**Stated problem**
Locate the line that contains "Recreate this image" in the entries below, then repeat it and every following line through the line that contains "import pandas as pd", exactly, and no others.

>> BEGIN

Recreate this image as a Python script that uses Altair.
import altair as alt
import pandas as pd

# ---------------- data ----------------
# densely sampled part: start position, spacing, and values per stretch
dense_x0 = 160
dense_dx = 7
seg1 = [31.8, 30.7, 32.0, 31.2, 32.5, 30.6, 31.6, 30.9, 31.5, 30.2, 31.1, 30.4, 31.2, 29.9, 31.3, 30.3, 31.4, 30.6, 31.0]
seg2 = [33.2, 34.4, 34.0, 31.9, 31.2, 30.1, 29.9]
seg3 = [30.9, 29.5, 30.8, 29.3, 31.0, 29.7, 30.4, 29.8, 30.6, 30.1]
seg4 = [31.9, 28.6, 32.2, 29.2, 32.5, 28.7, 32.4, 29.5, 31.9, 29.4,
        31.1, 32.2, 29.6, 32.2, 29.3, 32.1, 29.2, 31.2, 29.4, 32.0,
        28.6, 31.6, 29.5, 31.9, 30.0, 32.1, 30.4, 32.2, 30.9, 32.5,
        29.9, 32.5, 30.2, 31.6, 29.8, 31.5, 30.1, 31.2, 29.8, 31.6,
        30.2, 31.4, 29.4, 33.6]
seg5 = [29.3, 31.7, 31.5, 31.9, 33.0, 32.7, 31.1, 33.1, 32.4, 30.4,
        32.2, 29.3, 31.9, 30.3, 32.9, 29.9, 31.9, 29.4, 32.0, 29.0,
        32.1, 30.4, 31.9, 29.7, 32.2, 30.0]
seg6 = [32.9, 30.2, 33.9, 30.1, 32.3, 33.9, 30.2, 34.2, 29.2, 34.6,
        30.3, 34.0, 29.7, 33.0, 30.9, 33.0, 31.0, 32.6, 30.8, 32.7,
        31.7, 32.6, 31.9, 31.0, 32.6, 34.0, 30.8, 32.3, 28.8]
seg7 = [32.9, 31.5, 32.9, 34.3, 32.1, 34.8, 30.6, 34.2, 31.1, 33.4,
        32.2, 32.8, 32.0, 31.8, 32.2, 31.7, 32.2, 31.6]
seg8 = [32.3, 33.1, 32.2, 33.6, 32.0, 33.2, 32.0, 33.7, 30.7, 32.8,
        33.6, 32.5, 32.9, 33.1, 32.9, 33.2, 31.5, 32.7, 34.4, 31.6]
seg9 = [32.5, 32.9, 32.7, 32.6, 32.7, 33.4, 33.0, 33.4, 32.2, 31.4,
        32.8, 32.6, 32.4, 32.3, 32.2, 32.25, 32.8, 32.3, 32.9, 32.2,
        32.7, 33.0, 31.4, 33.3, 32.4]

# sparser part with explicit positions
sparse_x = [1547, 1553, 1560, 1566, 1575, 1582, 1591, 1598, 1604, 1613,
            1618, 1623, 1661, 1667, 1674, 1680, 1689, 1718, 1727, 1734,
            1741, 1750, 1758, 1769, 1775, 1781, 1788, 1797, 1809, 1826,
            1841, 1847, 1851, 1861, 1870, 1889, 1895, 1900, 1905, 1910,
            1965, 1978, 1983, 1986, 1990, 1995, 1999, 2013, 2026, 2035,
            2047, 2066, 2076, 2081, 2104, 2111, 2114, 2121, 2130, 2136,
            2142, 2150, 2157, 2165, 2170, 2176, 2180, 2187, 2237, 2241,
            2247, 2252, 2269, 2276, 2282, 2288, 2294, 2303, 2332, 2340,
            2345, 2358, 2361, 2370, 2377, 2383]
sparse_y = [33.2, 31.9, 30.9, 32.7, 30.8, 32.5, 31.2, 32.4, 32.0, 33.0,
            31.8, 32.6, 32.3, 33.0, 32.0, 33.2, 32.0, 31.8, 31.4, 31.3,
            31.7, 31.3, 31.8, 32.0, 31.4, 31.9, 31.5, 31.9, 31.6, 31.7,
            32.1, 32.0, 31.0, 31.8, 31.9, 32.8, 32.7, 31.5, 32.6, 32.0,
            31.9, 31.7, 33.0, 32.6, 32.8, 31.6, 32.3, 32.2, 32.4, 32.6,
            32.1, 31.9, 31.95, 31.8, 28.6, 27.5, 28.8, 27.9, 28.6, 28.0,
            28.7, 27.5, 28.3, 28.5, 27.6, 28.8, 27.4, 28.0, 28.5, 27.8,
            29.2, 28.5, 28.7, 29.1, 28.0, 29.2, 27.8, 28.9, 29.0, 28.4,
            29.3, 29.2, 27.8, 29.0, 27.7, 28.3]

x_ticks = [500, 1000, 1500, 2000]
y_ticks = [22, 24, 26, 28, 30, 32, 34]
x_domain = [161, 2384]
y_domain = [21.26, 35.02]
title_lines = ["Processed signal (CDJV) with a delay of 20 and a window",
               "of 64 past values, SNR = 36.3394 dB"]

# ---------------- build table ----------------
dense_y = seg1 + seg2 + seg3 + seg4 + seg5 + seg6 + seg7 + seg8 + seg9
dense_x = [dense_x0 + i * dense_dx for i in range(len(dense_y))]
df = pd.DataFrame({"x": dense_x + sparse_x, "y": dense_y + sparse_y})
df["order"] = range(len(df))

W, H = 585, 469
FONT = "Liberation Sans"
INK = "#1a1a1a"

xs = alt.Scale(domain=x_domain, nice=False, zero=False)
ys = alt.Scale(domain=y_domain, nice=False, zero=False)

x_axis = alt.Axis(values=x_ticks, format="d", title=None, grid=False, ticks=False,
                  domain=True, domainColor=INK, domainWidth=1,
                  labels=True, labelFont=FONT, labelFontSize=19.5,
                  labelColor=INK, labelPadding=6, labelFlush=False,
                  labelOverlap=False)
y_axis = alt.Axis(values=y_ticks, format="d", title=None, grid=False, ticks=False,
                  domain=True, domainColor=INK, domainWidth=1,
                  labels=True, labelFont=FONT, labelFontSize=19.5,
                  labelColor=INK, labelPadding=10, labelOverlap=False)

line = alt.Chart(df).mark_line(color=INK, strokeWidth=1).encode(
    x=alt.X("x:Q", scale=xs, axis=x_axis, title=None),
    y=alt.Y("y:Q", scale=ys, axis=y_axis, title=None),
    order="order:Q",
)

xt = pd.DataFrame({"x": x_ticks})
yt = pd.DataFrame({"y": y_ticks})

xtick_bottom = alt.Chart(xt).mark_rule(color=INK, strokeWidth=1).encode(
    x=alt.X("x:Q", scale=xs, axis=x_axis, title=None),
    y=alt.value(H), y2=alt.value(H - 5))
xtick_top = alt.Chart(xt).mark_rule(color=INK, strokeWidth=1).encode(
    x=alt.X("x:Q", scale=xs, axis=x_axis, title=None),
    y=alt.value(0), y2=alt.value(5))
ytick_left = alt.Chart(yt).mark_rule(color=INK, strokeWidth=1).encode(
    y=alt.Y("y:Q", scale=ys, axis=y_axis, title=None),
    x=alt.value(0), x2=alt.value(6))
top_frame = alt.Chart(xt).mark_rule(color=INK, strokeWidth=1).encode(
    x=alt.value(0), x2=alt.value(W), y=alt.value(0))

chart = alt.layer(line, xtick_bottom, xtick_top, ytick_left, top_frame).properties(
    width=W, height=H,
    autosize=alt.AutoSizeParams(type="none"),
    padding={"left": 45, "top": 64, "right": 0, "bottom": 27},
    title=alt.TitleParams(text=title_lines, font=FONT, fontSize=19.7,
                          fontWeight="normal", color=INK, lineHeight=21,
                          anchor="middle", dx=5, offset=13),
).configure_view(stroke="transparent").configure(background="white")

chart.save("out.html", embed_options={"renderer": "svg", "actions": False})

>> END
>> BEGIN

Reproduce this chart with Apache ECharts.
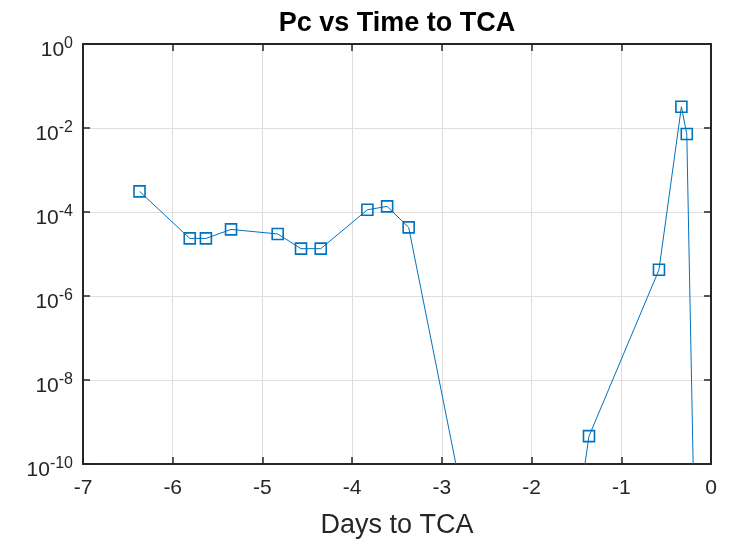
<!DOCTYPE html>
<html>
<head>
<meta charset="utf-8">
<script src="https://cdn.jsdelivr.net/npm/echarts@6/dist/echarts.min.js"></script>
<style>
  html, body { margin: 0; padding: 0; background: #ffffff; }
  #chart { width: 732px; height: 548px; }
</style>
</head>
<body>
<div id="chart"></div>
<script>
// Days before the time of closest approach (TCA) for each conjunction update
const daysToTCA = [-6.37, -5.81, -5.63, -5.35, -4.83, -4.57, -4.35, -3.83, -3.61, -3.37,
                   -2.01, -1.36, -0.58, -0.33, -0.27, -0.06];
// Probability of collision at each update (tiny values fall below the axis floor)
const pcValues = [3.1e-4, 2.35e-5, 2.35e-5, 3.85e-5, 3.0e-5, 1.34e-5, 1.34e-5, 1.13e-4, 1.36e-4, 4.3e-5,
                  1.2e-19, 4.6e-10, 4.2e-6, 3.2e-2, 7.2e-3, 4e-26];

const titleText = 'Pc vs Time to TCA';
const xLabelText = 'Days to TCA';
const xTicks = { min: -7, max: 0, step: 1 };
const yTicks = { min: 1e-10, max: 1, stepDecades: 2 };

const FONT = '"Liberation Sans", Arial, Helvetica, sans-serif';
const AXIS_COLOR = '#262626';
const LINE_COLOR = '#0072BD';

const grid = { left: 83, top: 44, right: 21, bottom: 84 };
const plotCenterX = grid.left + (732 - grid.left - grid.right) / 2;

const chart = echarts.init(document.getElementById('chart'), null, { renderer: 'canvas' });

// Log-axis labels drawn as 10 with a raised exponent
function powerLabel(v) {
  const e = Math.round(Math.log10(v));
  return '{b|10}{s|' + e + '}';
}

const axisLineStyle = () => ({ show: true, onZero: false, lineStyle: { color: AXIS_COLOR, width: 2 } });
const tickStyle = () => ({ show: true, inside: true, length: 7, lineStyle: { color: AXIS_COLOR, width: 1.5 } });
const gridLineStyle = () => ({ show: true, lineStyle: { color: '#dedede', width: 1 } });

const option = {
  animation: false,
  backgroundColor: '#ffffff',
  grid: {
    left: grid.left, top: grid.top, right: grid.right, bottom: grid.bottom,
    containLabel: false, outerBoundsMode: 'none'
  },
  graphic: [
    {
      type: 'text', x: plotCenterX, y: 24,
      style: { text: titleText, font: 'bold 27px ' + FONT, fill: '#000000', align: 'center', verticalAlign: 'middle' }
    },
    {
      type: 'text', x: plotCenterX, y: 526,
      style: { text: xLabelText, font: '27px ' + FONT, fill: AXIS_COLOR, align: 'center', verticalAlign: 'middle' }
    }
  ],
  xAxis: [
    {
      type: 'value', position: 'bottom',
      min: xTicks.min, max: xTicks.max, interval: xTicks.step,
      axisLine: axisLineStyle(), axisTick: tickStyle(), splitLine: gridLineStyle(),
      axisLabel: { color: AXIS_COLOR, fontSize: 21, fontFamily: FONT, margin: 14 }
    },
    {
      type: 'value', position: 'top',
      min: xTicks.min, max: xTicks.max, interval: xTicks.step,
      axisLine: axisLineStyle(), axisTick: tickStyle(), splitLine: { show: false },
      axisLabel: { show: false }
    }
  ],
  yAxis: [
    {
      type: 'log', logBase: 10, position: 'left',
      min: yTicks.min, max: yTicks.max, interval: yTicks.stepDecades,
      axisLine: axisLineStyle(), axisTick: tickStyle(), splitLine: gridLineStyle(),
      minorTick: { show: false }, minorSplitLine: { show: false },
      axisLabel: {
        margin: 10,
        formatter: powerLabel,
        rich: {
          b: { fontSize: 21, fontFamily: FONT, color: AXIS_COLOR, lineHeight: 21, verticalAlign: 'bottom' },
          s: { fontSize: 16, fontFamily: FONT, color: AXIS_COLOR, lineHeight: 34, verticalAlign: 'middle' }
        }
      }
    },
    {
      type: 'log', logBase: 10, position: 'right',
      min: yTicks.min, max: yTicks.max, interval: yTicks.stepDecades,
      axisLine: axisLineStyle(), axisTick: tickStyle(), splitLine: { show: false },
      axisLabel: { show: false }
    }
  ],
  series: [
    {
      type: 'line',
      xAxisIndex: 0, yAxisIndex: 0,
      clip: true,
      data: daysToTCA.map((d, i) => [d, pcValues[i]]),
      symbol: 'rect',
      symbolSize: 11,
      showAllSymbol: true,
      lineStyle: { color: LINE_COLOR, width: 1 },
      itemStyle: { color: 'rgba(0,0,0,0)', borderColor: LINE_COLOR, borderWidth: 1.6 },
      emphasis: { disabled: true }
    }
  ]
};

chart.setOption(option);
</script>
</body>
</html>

>> END
>> BEGIN

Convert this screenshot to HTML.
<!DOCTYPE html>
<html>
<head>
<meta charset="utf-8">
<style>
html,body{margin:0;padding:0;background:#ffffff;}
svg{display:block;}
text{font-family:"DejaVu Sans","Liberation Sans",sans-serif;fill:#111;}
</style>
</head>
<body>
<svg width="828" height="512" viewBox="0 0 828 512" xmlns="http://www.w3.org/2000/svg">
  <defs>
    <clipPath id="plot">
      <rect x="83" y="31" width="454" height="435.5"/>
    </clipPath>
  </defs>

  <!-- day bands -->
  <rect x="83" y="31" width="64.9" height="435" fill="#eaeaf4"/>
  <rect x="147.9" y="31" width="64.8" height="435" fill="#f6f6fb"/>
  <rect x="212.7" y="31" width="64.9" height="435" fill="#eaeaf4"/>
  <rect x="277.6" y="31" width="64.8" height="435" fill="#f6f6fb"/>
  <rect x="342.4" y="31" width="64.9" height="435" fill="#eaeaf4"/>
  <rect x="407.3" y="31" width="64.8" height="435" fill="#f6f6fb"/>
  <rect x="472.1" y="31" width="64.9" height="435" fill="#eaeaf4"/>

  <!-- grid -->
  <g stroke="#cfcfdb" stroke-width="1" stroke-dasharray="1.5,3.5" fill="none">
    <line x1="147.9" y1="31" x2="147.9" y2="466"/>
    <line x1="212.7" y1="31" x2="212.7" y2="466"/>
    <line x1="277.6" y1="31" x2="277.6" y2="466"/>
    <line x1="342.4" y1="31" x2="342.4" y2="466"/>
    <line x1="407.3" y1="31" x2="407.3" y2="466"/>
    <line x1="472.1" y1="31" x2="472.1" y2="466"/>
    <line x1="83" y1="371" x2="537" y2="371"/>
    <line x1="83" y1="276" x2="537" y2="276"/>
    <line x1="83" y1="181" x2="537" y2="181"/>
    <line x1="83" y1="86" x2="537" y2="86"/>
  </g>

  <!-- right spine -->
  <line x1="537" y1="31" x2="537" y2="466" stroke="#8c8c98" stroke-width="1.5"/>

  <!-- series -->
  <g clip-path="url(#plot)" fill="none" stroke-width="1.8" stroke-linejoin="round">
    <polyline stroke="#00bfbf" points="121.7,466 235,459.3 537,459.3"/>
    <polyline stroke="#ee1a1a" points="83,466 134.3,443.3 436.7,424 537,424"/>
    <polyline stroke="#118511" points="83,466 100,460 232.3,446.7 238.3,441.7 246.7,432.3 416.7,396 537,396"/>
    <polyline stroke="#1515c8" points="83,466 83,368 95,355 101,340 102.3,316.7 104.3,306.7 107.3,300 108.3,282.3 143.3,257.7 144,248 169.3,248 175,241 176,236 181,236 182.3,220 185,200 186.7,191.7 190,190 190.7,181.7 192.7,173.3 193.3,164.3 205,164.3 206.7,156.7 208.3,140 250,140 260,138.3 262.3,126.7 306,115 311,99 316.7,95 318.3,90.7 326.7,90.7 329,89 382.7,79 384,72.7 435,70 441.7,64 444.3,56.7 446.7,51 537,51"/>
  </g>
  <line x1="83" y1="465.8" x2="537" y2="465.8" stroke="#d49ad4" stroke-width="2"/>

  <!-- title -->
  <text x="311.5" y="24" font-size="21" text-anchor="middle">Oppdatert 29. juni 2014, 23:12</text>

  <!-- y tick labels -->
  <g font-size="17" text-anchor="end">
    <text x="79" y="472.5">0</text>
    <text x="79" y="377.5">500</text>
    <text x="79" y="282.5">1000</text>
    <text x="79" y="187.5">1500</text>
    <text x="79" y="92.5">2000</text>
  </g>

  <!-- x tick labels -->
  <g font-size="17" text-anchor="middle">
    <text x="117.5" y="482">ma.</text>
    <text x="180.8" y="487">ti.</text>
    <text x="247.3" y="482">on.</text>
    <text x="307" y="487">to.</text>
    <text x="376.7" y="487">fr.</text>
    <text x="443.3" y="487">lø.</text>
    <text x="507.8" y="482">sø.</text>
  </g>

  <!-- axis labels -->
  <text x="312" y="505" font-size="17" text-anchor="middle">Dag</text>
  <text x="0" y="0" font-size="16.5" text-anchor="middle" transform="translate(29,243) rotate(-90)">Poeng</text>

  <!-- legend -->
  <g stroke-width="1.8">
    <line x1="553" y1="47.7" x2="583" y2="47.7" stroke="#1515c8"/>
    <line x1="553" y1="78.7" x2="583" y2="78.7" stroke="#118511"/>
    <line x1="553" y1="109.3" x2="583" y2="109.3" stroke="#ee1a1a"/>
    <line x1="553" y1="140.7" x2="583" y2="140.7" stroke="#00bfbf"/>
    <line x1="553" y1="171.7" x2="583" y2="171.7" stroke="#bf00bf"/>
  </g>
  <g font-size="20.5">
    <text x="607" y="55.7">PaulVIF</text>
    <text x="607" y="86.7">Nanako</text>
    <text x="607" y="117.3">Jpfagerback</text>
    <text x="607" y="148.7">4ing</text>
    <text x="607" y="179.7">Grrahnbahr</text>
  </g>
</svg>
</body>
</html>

>> END

**Result below**
Recreate this image as a Python script that uses Altair.
import altair as alt
import pandas as pd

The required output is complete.